Task objective:
Quote each line of the material verbatim, without the pictures.

--- begin ---

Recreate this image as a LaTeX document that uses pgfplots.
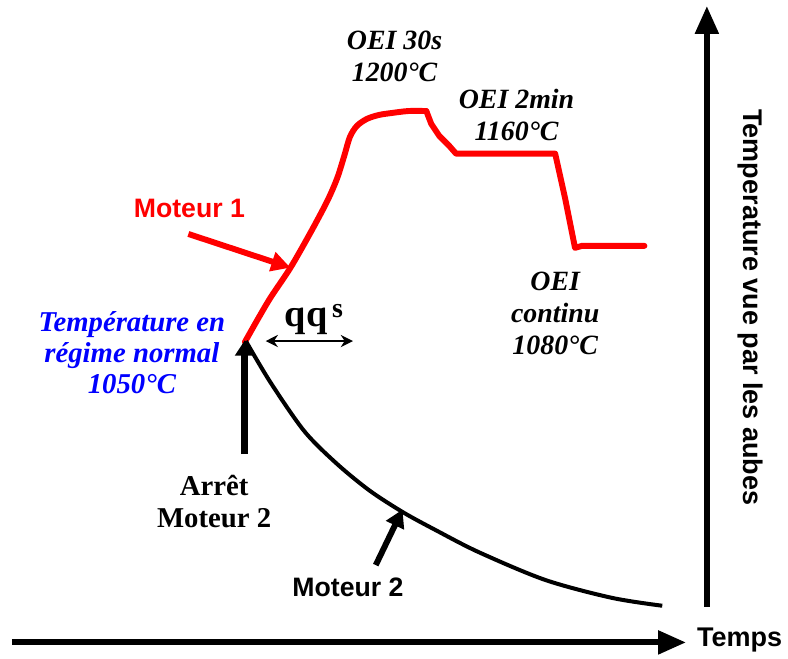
\documentclass[border=0pt]{standalone}
\usepackage{fontspec}
\setmainfont{Liberation Serif}
\setsansfont{Liberation Sans}
\usepackage{pgfplots}
\pgfplotsset{compat=1.18}
\usetikzlibrary{arrows.meta}

\begin{document}
\begin{tikzpicture}
\begin{axis}[
  scale only axis,
  width=15.76cm, height=13.24cm,
  xmin=0, xmax=788, ymin=0, ymax=662,
  y dir=reverse,
  hide axis,
  clip=false,
]
\path (axis cs:0,0) rectangle (axis cs:788,662);

% Moteur 1 (red): rise to OEI 30s, then steps down
\addplot[red, line width=3.4pt, smooth, line cap=round] coordinates {
  (247,345) (260,322) (273,300) (293,270) (313,235) (330,203)
  (340,180) (347,158) (353,138) (360,127) (370,120) (382,116)
  (395,114) (412,112) (430,112)
};
\addplot[red, line width=3.4pt, line join=round, line cap=round] coordinates {
  (430,112) (435,125) (443,137) (453,147) (460,155) (560,155)
  (570,200) (580,250) (587,248) (650,248)
};

% Moteur 2 (black)
\addplot[black, line width=2.3pt, smooth] coordinates {
  (248,344) (273,386) (307,435) (340,468) (373,495) (407,517)
  (440,535) (483,557) (550,585) (617,603) (668,611)
};

% axes
\draw[line width=3.4pt, -{Triangle[length=16pt,width=13pt]}] (axis cs:12,648) -- (axis cs:692,648);
\draw[line width=3.4pt, -{Triangle[length=16pt,width=13pt]}] (axis cs:713,612) -- (axis cs:713,6);
\node[font=\sffamily\bfseries\fontsize{15.5}{17}\selectfont, anchor=west] at (axis cs:697,646) {Temps};
\node[font=\sffamily\bfseries\fontsize{15.5}{17}\selectfont, rotate=-90] at (axis cs:757,310) {Temperature vue par les aubes};

% arrows
\draw[line width=4pt, -{Triangle[length=9pt,width=11pt]}] (axis cs:247,458) -- (axis cs:247,343);
\draw[line width=3.4pt, -{Triangle[length=10pt,width=11pt]}] (axis cs:379,570) -- (axis cs:406,514);
\draw[red, line width=3.4pt, -{Triangle[length=11pt,width=11pt]}] (axis cs:190,236) -- (axis cs:293,270);
\draw[line width=1.4pt, {Stealth[length=7pt,width=7pt]}-{Stealth[length=7pt,width=7pt]}] (axis cs:268,344) -- (axis cs:356,344);

% labels
\node[red, font=\sffamily\bfseries\fontsize{15.3}{17}\selectfont] at (axis cs:191,210) {Moteur 1};
\node[font=\sffamily\bfseries\fontsize{15.3}{17}\selectfont] at (axis cs:351,592) {Moteur 2};
\node[font=\bfseries\fontsize{16.5}{18}\selectfont, align=center] at (axis cs:216,506) {Arrêt\\Moteur 2};
\node[font=\bfseries\fontsize{22}{24}\selectfont, anchor=base west] at (axis cs:281,329) {qq\raisebox{5pt}{\fontsize{16}{18}\selectfont\,s}};
\node[blue, font=\bfseries\itshape\fontsize{16.5}{17.8}\selectfont, align=center] at (axis cs:133,356) {Température en\\régime normal\\1050°C};
\node[font=\bfseries\itshape\fontsize{16}{18.5}\selectfont, align=center] at (axis cs:398,57) {OEI 30s\\1200°C};
\node[font=\bfseries\itshape\fontsize{16}{18.5}\selectfont, align=center] at (axis cs:521,116) {OEI 2min\\1160°C};
\node[font=\bfseries\itshape\fontsize{16}{18.5}\selectfont, align=center] at (axis cs:560,316) {OEI\\continu\\1080°C};
\end{axis}
\end{tikzpicture}
\end{document}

--- end ---

Output for this exercise:
Recreate this image as a LaTeX document that uses pgfplots.
\documentclass[border=0pt]{standalone}
\usepackage{fontspec}
\setmainfont{Liberation Serif}
\setsansfont{Liberation Sans}
\usepackage{pgfplots}
\pgfplotsset{compat=1.18}
\usetikzlibrary{arrows.meta}

\begin{document}
\begin{tikzpicture}
\begin{axis}[
  scale only axis,
  width=15.76cm, height=13.24cm,
  xmin=0, xmax=788, ymin=0, ymax=662,
  y dir=reverse,
  hide axis,
  clip=false,
]
\path (axis cs:0,0) rectangle (axis cs:788,662);

% Moteur 1 (red): rise to OEI 30s, then steps down
\addplot[red, line width=3.4pt, smooth, line cap=round] coordinates {
  (247,345) (260,322) (273,300) (293,270) (313,235) (330,203)
  (340,180) (347,158) (353,138) (360,127) (370,120) (382,116)
  (395,114) (412,112) (430,112)
};
\addplot[red, line width=3.4pt, line join=round, line cap=round] coordinates {
  (430,112) (435,125) (443,137) (453,147) (460,155) (560,155)
  (570,200) (580,250) (587,248) (650,248)
};

% Moteur 2 (black)
\addplot[black, line width=2.3pt, smooth] coordinates {
  (248,344) (273,386) (307,435) (340,468) (373,495) (407,517)
  (440,535) (483,557) (550,585) (617,603) (668,611)
};

% axes
\draw[line width=3.4pt, -{Triangle[length=16pt,width=13pt]}] (axis cs:12,648) -- (axis cs:692,648);
\draw[line width=3.4pt, -{Triangle[length=16pt,width=13pt]}] (axis cs:713,612) -- (axis cs:713,6);
\node[font=\sffamily\bfseries\fontsize{15.5}{17}\selectfont, anchor=west] at (axis cs:697,646) {Temps};
\node[font=\sffamily\bfseries\fontsize{15.5}{17}\selectfont, rotate=-90] at (axis cs:757,310) {Temperature vue par les aubes};

% arrows
\draw[line width=4pt, -{Triangle[length=9pt,width=11pt]}] (axis cs:247,458) -- (axis cs:247,343);
\draw[line width=3.4pt, -{Triangle[length=10pt,width=11pt]}] (axis cs:379,570) -- (axis cs:406,514);
\draw[red, line width=3.4pt, -{Triangle[length=11pt,width=11pt]}] (axis cs:190,236) -- (axis cs:293,270);
\draw[line width=1.4pt, {Stealth[length=7pt,width=7pt]}-{Stealth[length=7pt,width=7pt]}] (axis cs:268,344) -- (axis cs:356,344);

% labels
\node[red, font=\sffamily\bfseries\fontsize{15.3}{17}\selectfont] at (axis cs:191,210) {Moteur 1};
\node[font=\sffamily\bfseries\fontsize{15.3}{17}\selectfont] at (axis cs:351,592) {Moteur 2};
\node[font=\bfseries\fontsize{16.5}{18}\selectfont, align=center] at (axis cs:216,506) {Arrêt\\Moteur 2};
\node[font=\bfseries\fontsize{22}{24}\selectfont, anchor=base west] at (axis cs:281,329) {qq\raisebox{5pt}{\fontsize{16}{18}\selectfont\,s}};
\node[blue, font=\bfseries\itshape\fontsize{16.5}{17.8}\selectfont, align=center] at (axis cs:133,356) {Température en\\régime normal\\1050°C};
\node[font=\bfseries\itshape\fontsize{16}{18.5}\selectfont, align=center] at (axis cs:398,57) {OEI 30s\\1200°C};
\node[font=\bfseries\itshape\fontsize{16}{18.5}\selectfont, align=center] at (axis cs:521,116) {OEI 2min\\1160°C};
\node[font=\bfseries\itshape\fontsize{16}{18.5}\selectfont, align=center] at (axis cs:560,316) {OEI\\continu\\1080°C};
\end{axis}
\end{tikzpicture}
\end{document}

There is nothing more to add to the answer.